[BEGIN]

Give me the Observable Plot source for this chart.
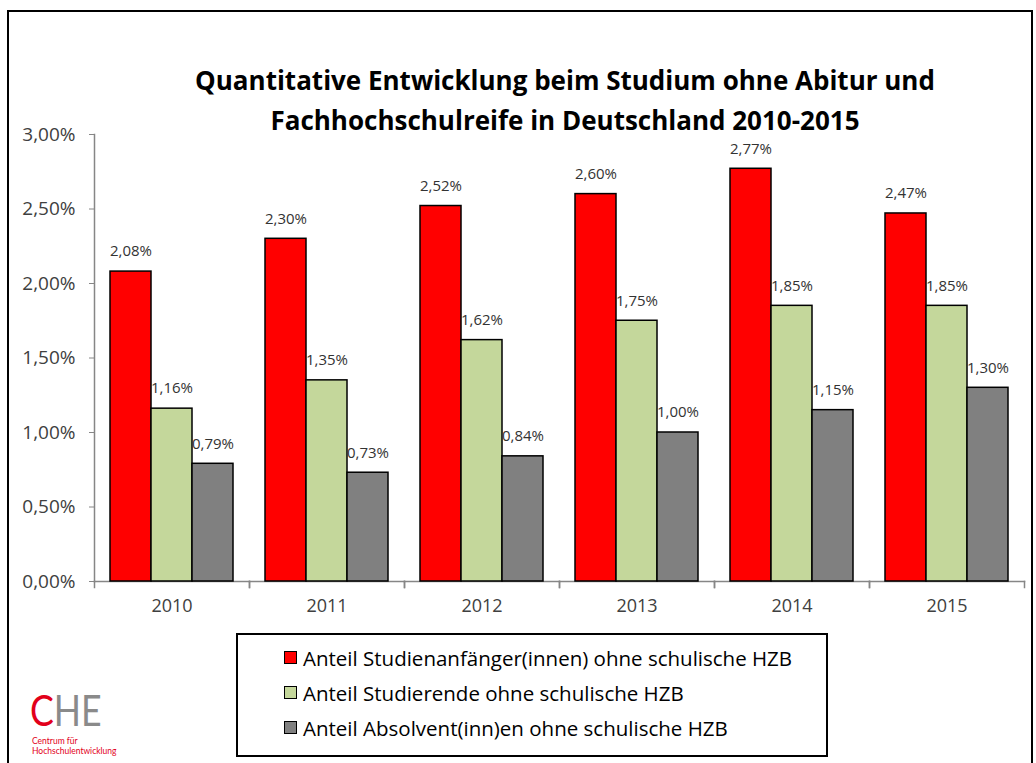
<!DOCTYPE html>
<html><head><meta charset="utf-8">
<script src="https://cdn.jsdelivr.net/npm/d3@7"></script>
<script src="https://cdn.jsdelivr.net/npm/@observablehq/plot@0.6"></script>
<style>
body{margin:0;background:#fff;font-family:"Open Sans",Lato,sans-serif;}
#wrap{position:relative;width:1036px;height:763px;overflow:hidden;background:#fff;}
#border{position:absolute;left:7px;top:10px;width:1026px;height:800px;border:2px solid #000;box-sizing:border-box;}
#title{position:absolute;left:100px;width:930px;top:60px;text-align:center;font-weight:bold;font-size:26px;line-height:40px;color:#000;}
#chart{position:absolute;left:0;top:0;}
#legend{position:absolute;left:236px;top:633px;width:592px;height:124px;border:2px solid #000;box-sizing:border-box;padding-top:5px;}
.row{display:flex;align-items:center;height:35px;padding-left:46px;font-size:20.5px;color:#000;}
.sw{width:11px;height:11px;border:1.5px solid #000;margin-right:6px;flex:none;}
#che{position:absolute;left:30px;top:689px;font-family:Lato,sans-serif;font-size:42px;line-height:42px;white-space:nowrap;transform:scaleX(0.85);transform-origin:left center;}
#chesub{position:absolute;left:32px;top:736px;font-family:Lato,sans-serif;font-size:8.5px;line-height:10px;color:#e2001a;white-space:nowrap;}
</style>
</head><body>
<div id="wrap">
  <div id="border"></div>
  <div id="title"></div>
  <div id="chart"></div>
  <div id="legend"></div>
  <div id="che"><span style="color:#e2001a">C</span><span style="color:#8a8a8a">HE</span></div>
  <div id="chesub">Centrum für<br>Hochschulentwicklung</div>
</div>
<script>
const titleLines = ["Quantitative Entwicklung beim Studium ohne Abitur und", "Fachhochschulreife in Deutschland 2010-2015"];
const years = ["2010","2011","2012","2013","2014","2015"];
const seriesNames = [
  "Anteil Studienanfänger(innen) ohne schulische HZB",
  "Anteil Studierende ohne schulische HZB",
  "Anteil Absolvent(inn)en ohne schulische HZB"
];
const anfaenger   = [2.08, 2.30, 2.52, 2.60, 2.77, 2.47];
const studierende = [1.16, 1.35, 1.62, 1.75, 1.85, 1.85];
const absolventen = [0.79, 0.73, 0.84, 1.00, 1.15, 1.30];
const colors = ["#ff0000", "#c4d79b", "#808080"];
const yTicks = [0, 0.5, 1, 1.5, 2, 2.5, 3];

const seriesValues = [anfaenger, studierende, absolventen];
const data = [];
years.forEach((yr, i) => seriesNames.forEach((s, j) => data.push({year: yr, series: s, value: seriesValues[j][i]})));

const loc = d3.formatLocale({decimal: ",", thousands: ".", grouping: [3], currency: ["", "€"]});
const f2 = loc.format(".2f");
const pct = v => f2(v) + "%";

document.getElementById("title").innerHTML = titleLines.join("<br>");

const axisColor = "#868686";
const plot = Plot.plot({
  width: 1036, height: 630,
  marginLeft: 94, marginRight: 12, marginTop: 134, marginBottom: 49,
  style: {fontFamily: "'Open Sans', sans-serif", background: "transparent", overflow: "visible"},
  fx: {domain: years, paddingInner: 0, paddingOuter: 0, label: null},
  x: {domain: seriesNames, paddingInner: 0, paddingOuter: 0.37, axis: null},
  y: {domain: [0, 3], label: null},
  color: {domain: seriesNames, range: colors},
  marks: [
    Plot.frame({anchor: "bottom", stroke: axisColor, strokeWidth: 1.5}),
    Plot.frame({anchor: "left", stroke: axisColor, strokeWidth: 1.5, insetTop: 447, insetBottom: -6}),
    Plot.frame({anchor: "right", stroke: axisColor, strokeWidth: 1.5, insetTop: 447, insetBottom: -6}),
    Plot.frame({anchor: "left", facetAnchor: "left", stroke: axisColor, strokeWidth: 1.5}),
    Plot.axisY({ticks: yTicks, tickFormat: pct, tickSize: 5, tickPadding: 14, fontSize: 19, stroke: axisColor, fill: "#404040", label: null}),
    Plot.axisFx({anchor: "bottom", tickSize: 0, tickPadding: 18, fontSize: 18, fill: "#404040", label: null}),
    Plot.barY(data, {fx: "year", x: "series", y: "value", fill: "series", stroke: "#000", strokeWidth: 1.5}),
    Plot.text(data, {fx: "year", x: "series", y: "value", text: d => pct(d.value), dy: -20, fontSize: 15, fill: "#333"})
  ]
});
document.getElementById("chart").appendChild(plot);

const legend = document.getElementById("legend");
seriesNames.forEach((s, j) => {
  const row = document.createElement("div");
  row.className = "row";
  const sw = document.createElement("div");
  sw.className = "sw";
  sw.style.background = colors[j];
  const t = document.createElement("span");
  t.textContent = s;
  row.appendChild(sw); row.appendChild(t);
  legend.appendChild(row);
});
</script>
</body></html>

[END]

Task requirements
Restate the listing above word for word, and skip the pictures.

Expected answer
Give me the Observable Plot source for this chart.
<!DOCTYPE html>
<html><head><meta charset="utf-8">
<script src="https://cdn.jsdelivr.net/npm/d3@7"></script>
<script src="https://cdn.jsdelivr.net/npm/@observablehq/plot@0.6"></script>
<style>
body{margin:0;background:#fff;font-family:"Open Sans",Lato,sans-serif;}
#wrap{position:relative;width:1036px;height:763px;overflow:hidden;background:#fff;}
#border{position:absolute;left:7px;top:10px;width:1026px;height:800px;border:2px solid #000;box-sizing:border-box;}
#title{position:absolute;left:100px;width:930px;top:60px;text-align:center;font-weight:bold;font-size:26px;line-height:40px;color:#000;}
#chart{position:absolute;left:0;top:0;}
#legend{position:absolute;left:236px;top:633px;width:592px;height:124px;border:2px solid #000;box-sizing:border-box;padding-top:5px;}
.row{display:flex;align-items:center;height:35px;padding-left:46px;font-size:20.5px;color:#000;}
.sw{width:11px;height:11px;border:1.5px solid #000;margin-right:6px;flex:none;}
#che{position:absolute;left:30px;top:689px;font-family:Lato,sans-serif;font-size:42px;line-height:42px;white-space:nowrap;transform:scaleX(0.85);transform-origin:left center;}
#chesub{position:absolute;left:32px;top:736px;font-family:Lato,sans-serif;font-size:8.5px;line-height:10px;color:#e2001a;white-space:nowrap;}
</style>
</head><body>
<div id="wrap">
  <div id="border"></div>
  <div id="title"></div>
  <div id="chart"></div>
  <div id="legend"></div>
  <div id="che"><span style="color:#e2001a">C</span><span style="color:#8a8a8a">HE</span></div>
  <div id="chesub">Centrum für<br>Hochschulentwicklung</div>
</div>
<script>
const titleLines = ["Quantitative Entwicklung beim Studium ohne Abitur und", "Fachhochschulreife in Deutschland 2010-2015"];
const years = ["2010","2011","2012","2013","2014","2015"];
const seriesNames = [
  "Anteil Studienanfänger(innen) ohne schulische HZB",
  "Anteil Studierende ohne schulische HZB",
  "Anteil Absolvent(inn)en ohne schulische HZB"
];
const anfaenger   = [2.08, 2.30, 2.52, 2.60, 2.77, 2.47];
const studierende = [1.16, 1.35, 1.62, 1.75, 1.85, 1.85];
const absolventen = [0.79, 0.73, 0.84, 1.00, 1.15, 1.30];
const colors = ["#ff0000", "#c4d79b", "#808080"];
const yTicks = [0, 0.5, 1, 1.5, 2, 2.5, 3];

const seriesValues = [anfaenger, studierende, absolventen];
const data = [];
years.forEach((yr, i) => seriesNames.forEach((s, j) => data.push({year: yr, series: s, value: seriesValues[j][i]})));

const loc = d3.formatLocale({decimal: ",", thousands: ".", grouping: [3], currency: ["", "€"]});
const f2 = loc.format(".2f");
const pct = v => f2(v) + "%";

document.getElementById("title").innerHTML = titleLines.join("<br>");

const axisColor = "#868686";
const plot = Plot.plot({
  width: 1036, height: 630,
  marginLeft: 94, marginRight: 12, marginTop: 134, marginBottom: 49,
  style: {fontFamily: "'Open Sans', sans-serif", background: "transparent", overflow: "visible"},
  fx: {domain: years, paddingInner: 0, paddingOuter: 0, label: null},
  x: {domain: seriesNames, paddingInner: 0, paddingOuter: 0.37, axis: null},
  y: {domain: [0, 3], label: null},
  color: {domain: seriesNames, range: colors},
  marks: [
    Plot.frame({anchor: "bottom", stroke: axisColor, strokeWidth: 1.5}),
    Plot.frame({anchor: "left", stroke: axisColor, strokeWidth: 1.5, insetTop: 447, insetBottom: -6}),
    Plot.frame({anchor: "right", stroke: axisColor, strokeWidth: 1.5, insetTop: 447, insetBottom: -6}),
    Plot.frame({anchor: "left", facetAnchor: "left", stroke: axisColor, strokeWidth: 1.5}),
    Plot.axisY({ticks: yTicks, tickFormat: pct, tickSize: 5, tickPadding: 14, fontSize: 19, stroke: axisColor, fill: "#404040", label: null}),
    Plot.axisFx({anchor: "bottom", tickSize: 0, tickPadding: 18, fontSize: 18, fill: "#404040", label: null}),
    Plot.barY(data, {fx: "year", x: "series", y: "value", fill: "series", stroke: "#000", strokeWidth: 1.5}),
    Plot.text(data, {fx: "year", x: "series", y: "value", text: d => pct(d.value), dy: -20, fontSize: 15, fill: "#333"})
  ]
});
document.getElementById("chart").appendChild(plot);

const legend = document.getElementById("legend");
seriesNames.forEach((s, j) => {
  const row = document.createElement("div");
  row.className = "row";
  const sw = document.createElement("div");
  sw.className = "sw";
  sw.style.background = colors[j];
  const t = document.createElement("span");
  t.textContent = s;
  row.appendChild(sw); row.appendChild(t);
  legend.appendChild(row);
});
</script>
</body></html>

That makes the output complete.